Macey, Mackenzie, and Madeline Garrison are among the rarest triplets in the world
After birth, their biological mother decided she couldn’t care for them. Darla and Jeff Garrison, from Iowa, decided to foster them, recognizing the urgency for the girls to locate a good home. According to the outlet, the two already had three sons.
Macey and Mackenzie, the conjoined twins, underwent operations to become separated weeks after they were born.
Mackenzie went home after six weeks in medical care, and Macey came home a month later.
“We’d fallen in love with them. Our boys were so happy to have three sisters,” Darla told Closer magazine.
The Garrisons adopted all three girls two years after the operation, People magazine reported.
Then, they moved from California to a farm in Iowa. Linda Kontis, the co-founder of the foster-care agency that placed them, said the three have thrived since then.
“When you raise children who are handicapped in any way, when they’re surrounded by people who treat them like regular kids, that becomes how they see themselves,” Kontis said. “It wasn’t just Darla and Jeff, they took in these girls as a family unit. And that’s why they re fabulous kids today.”
Regarding their biological parents, the two had drug problems and didn’t see a doctor during their mother’s pregnancy.
But Children’s Hospital Los Angeles Pediatric Surgeon James Stein said conjoined twins Macey and Mackenzie had to overcome a lot to be equal with their peers.
“The girls have succeeded through hard work and the commitment by their family. Their progression is wonderful and inspiring,” he told People magazine.
“I see them actually maturing,” added Darla. “Now that I’m in school, I’m not as available, and they’ve really stepped up. They’re pretty proud of that. They do a lot for 10-year-olds, really.”
She said the three have embraced household chores, and she added that due to their rapid growth, Macey and Mackenzie had to swap prosthetic limbs several times per year.

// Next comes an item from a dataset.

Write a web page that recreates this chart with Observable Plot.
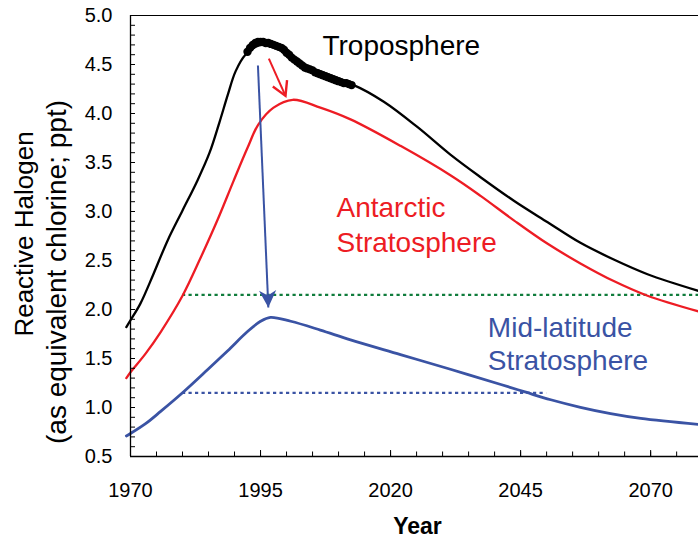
<!DOCTYPE html>
<html>
<head>
<meta charset="utf-8">
<script src="https://cdn.jsdelivr.net/npm/d3@7"></script>
<script src="https://cdn.jsdelivr.net/npm/@observablehq/plot@0.6"></script>
<style>
  body { margin: 0; background: #fff; }
  #chart svg { display: block; }
</style>
</head>
<body>
<div id="chart"></div>
<script>
// ---------- data ----------
const tropYears  = [1969.2, 1970, 1971.9, 1974.4, 1977.1, 1980, 1982.9, 1985.2, 1987.1, 1988.7, 1990.2, 1992.1, 1995, 1998, 2002, 2005, 2009, 2012.9, 2018.7, 2025.2, 2031.5, 2037.3, 2043.7, 2050.2, 2056.5, 2062.9, 2069.4, 2079.2];
const tropValues = [1.82, 1.89, 2.06, 2.36, 2.70, 3.01, 3.32, 3.60, 3.91, 4.19, 4.43, 4.60, 4.70, 4.69, 4.54, 4.44, 4.35, 4.29, 4.12, 3.86, 3.58, 3.35, 3.11, 2.89, 2.68, 2.51, 2.36, 2.19];

const antYears  = [1969.2, 1970, 1972.9, 1975.8, 1980, 1983.5, 1986.7, 1989.8, 1992.5, 1994.6, 1997.5, 2001.2, 2006.5, 2012.3, 2021.9, 2031.5, 2037.3, 2043.7, 2050.2, 2056.5, 2062.9, 2069.4, 2079.2];
const antValues = [1.30, 1.36, 1.55, 1.77, 2.14, 2.53, 2.91, 3.31, 3.65, 3.89, 4.06, 4.14, 4.06, 3.94, 3.67, 3.37, 3.16, 2.91, 2.67, 2.47, 2.29, 2.14, 1.98];

const midYears  = [1969.2, 1970, 1972.9, 1975.8, 1980, 1984.8, 1988.7, 1992.5, 1995, 1996.9, 2000.8, 2006.5, 2012.3, 2021.9, 2031.5, 2041.2, 2046, 2050.8, 2056.5, 2062.3, 2068.1, 2079.2];
const midValues = [0.71, 0.735, 0.835, 0.96, 1.15, 1.385, 1.58, 1.775, 1.88, 1.92, 1.88, 1.79, 1.69, 1.54, 1.39, 1.235, 1.156, 1.079, 1.002, 0.938, 0.889, 0.828];

// observed troposphere (dots)
const obsYears  = [1992.5, 1993, 1993.5, 1994, 1994.5, 1995, 1995.5, 1996, 1996.5, 1997, 1997.5, 1998, 1998.5, 1999, 1999.5, 2000, 2000.5, 2001, 2001.5, 2002, 2002.5, 2003, 2003.5, 2004, 2004.5, 2005, 2005.5, 2006, 2006.5, 2007, 2007.5, 2008, 2008.5, 2009, 2009.5, 2010, 2010.5, 2011, 2011.5, 2012, 2012.5];
const obsValues = [4.63, 4.67, 4.70, 4.72, 4.73, 4.73, 4.73, 4.72, 4.72, 4.71, 4.70, 4.69, 4.68, 4.67, 4.65, 4.62, 4.60, 4.57, 4.55, 4.53, 4.51, 4.49, 4.47, 4.46, 4.45, 4.44, 4.42, 4.41, 4.40, 4.39, 4.38, 4.37, 4.36, 4.35, 4.34, 4.33, 4.32, 4.31, 4.31, 4.30, 4.29];

// 1980 reference levels (dotted)
const refNames     = ["antarctic", "midlatitude"];
const refValues    = [2.15, 1.15];
const refStartYear = [1980, 1980];
const refEndYear   = [2079.2, 2050];

// arrows (troposphere -> stratosphere)
const arrowNames      = ["antarctic", "midlatitude"];
const arrowStartYear  = [1996.6, 1994.5];
const arrowStartValue = [4.56, 4.49];
const arrowEndYear    = [1999.8, 1996.5];
const arrowEndValue   = [4.18, 2.02];

// labels
const labelTexts  = ["Troposphere", "Antarctic\nStratosphere", "Mid-latitude\nStratosphere"];
const labelYears  = [2006.9, 2009.6, 2038.7];
const labelValues = [4.597, 2.585, 1.378];

// axes
const xDomain = [1970, 2079.2];
const yDomain = [0.5, 5.0];
const xTickLabels = [1970, 1995, 2020, 2045, 2070];
const yTickLabels = [0.5, 1.0, 1.5, 2.0, 2.5, 3.0, 3.5, 4.0, 4.5, 5.0];
const xMinorTicks = d3.range(1970, 2076, 5);
const yMinorTicks = d3.range(5, 51, 1).map(d => d / 10);
const yTitle1 = "Reactive Halogen";
const yTitle2 = "(as equivalent chlorine; ppt)";
const xTitle = "Year";

// ---------- styles ----------
const BLACK = "#000000", RED = "#ed1c24", BLUE = "#3a53a4", GREEN = "#107c3c";
const W = 698, H = 539, mL = 130, mR = 0, mT = 15, mB = 83;
const FONT = "'Liberation Sans', Arial, Helvetica, sans-serif";

// ---------- tables ----------
const trop = tropYears.map((y, i) => ({year: y, value: tropValues[i]}));
const ant  = antYears.map((y, i) => ({year: y, value: antValues[i]}));
const mid  = midYears.map((y, i) => ({year: y, value: midValues[i]}));
const obs  = obsYears.map((y, i) => ({year: y, value: obsValues[i]}));
const refs = refNames.map((n, i) => ({name: n, value: refValues[i], x1: refStartYear[i], x2: refEndYear[i]}));
const arrows = arrowNames.map((n, i) => ({name: n, x1: arrowStartYear[i], y1: arrowStartValue[i], x2: arrowEndYear[i], y2: arrowEndValue[i]}));
const labels = labelTexts.map((t, i) => ({text: t, year: labelYears[i], value: labelValues[i]}));

// screen-space direction of each arrow (for rotating its head)
const kx = (W - mL - mR) / (xDomain[1] - xDomain[0]);
const ky = (H - mT - mB) / (yDomain[1] - yDomain[0]);
arrows.forEach(a => {
  const vx = (a.x2 - a.x1) * kx;
  const vy = -(a.y2 - a.y1) * ky;
  a.angle = Math.atan2(vx, -vy) * 180 / Math.PI;
});

// filled (concave) arrowhead, tip at origin pointing up
const filledHead = {
  draw(ctx, size) {
    const r = Math.sqrt(size / Math.PI);
    ctx.moveTo(0, 0);
    ctx.lineTo(-r, 2 * r);
    ctx.lineTo(0, 1.4 * r);
    ctx.lineTo(r, 2 * r);
    ctx.closePath();
  }
};
// open V arrowhead, tip at origin pointing up
const openHead = {
  draw(ctx, size) {
    const r = Math.sqrt(size / Math.PI);
    ctx.moveTo(-r, 1.75 * r);
    ctx.lineTo(0, 0);
    ctx.lineTo(r, 1.75 * r);
  }
};

const antArrow = arrows.filter(d => d.name === "antarctic");
const midArrow = arrows.filter(d => d.name === "midlatitude");

const chart = Plot.plot({
  width: W, height: H,
  marginLeft: mL, marginRight: mR, marginTop: mT, marginBottom: mB,
  style: {fontFamily: FONT, fontSize: "20px", color: BLACK, background: "#fff"},
  x: {domain: xDomain},
  y: {domain: yDomain},
  marks: [
    // reference levels
    Plot.ruleY(refs.filter(d => d.name === "antarctic"), {y: "value", x1: "x1", x2: "x2", stroke: GREEN, strokeWidth: 2.2, strokeDasharray: "3.2,3.3"}),
    Plot.ruleY(refs.filter(d => d.name === "midlatitude"), {y: "value", x1: "x1", x2: "x2", stroke: BLUE, strokeWidth: 2.2, strokeDasharray: "3.2,3.3"}),
    // curves
    Plot.line(mid,  {x: "year", y: "value", stroke: BLUE,  strokeWidth: 2.8, curve: "catmull-rom"}),
    Plot.line(ant,  {x: "year", y: "value", stroke: RED,   strokeWidth: 2.3, curve: "catmull-rom"}),
    Plot.line(trop, {x: "year", y: "value", stroke: BLACK, strokeWidth: 2.3, curve: "catmull-rom"}),
    Plot.dot(obs,   {x: "year", y: "value", r: 4.2, fill: BLACK, stroke: "none"}),
    // arrows
    Plot.link(antArrow, {x1: "x1", y1: "y1", x2: "x2", y2: "y2", stroke: RED, strokeWidth: 2}),
    Plot.dot(antArrow, {x: "x2", y: "y2", symbol: openHead, r: 7.8, fill: "none", stroke: RED, strokeWidth: 2.4, strokeLinejoin: "miter", rotate: "angle"}),
    Plot.link(midArrow, {x1: "x1", y1: "y1", x2: "x2", y2: "y2", stroke: BLUE, strokeWidth: 2}),
    Plot.dot(midArrow, {x: "x2", y: "y2", symbol: filledHead, r: 8.6, fill: BLUE, stroke: "none", rotate: "angle"}),
    // curve labels
    Plot.text(labels.slice(0, 1), {x: "year", y: "value", text: "text", textAnchor: "start", lineAnchor: "bottom", fontSize: 28, fill: BLACK}),
    Plot.text(labels.slice(1, 2), {x: "year", y: "value", text: "text", textAnchor: "start", lineAnchor: "bottom", fontSize: 28, lineHeight: 1.25, fill: RED}),
    Plot.text(labels.slice(2, 3), {x: "year", y: "value", text: "text", textAnchor: "start", lineAnchor: "bottom", fontSize: 28, lineHeight: 1.19, fill: BLUE}),
    // frame lines
    Plot.ruleX([xDomain[0]], {stroke: BLACK, strokeWidth: 1.3}),
    Plot.ruleY([yDomain[0]], {stroke: BLACK, strokeWidth: 1.3}),
    Plot.ruleY([yDomain[1]], {stroke: BLACK, strokeWidth: 1.1}),
    // axes: inward ticks
    Plot.axisX(xMinorTicks, {anchor: "bottom", tickSize: 4.5, dy: -4.5, text: null, label: null, stroke: BLACK}),
    Plot.axisX(xTickLabels, {anchor: "bottom", tickSize: 6, dy: -6, text: null, label: null, stroke: BLACK}),
    Plot.axisX(xTickLabels, {anchor: "bottom", tickSize: 0, tickPadding: 26, tickFormat: d => String(d), label: null, fontSize: 20, fill: BLACK}),
    Plot.axisY(yMinorTicks, {anchor: "left", tickSize: 5, dx: 5, text: null, label: null, stroke: BLACK}),
    Plot.axisY(yTickLabels, {anchor: "left", tickSize: 0, tickPadding: 18, tickFormat: d3.format(".1f"), label: null, fontSize: 20, fill: BLACK}),
    // axis titles
    Plot.text([yTitle1], {frameAnchor: "left", rotate: -90, dx: -98, dy: -2, lineAnchor: "bottom", textAnchor: "middle", fontSize: 26, fill: BLACK}),
    Plot.text([yTitle2], {frameAnchor: "left", rotate: -90, dx: -65, dy: 36, lineAnchor: "bottom", textAnchor: "middle", fontSize: 28, fill: BLACK}),
    Plot.text([xTitle], {frameAnchor: "bottom", dx: 3, dy: 77, lineAnchor: "bottom", fontSize: 23, fontWeight: "bold", fill: BLACK})
  ]
});
document.getElementById("chart").appendChild(chart);
</script>
</body>
</html>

What’s more, when she went back to college to study, Darla said the girls began becoming more studious themselves.
“We’re not to the point yet where they can just go out and about with their prosthetic legs,” Darla said. “It’s a balance issue. You have to train and train, and that’s what we’re doing with them at school.”
After adoption, the parents weren’t sure what would happen.
“We had no idea what to expect – but they only needed someone who loved them. We got Madeline when she was four days old and Macey and Mackenzie came to us after four weeks,” Darla told Closer.
Darla added: “[Madeline] says she wishes she had one leg, and hops around. But she’s starting to realise she’s the lucky one.”
Madeline also loves to ride horses and has been helping her sisters ride.
Added Darla: “They were scared at first, but Madeline has been a wonderful teacher.”
Mackenzie noted: “I wish I could ride a bike like Madeline. But I can jump five times with my skipping rope on one leg.”
The mother noted that the girls will have a normal life expectancy but suffer from severe scoliosis and will need spine-straightening surgery
“They have frequent tests to make sure they’re growing properly, but there’s no reason why they can’t have a long, happy life,” she explained.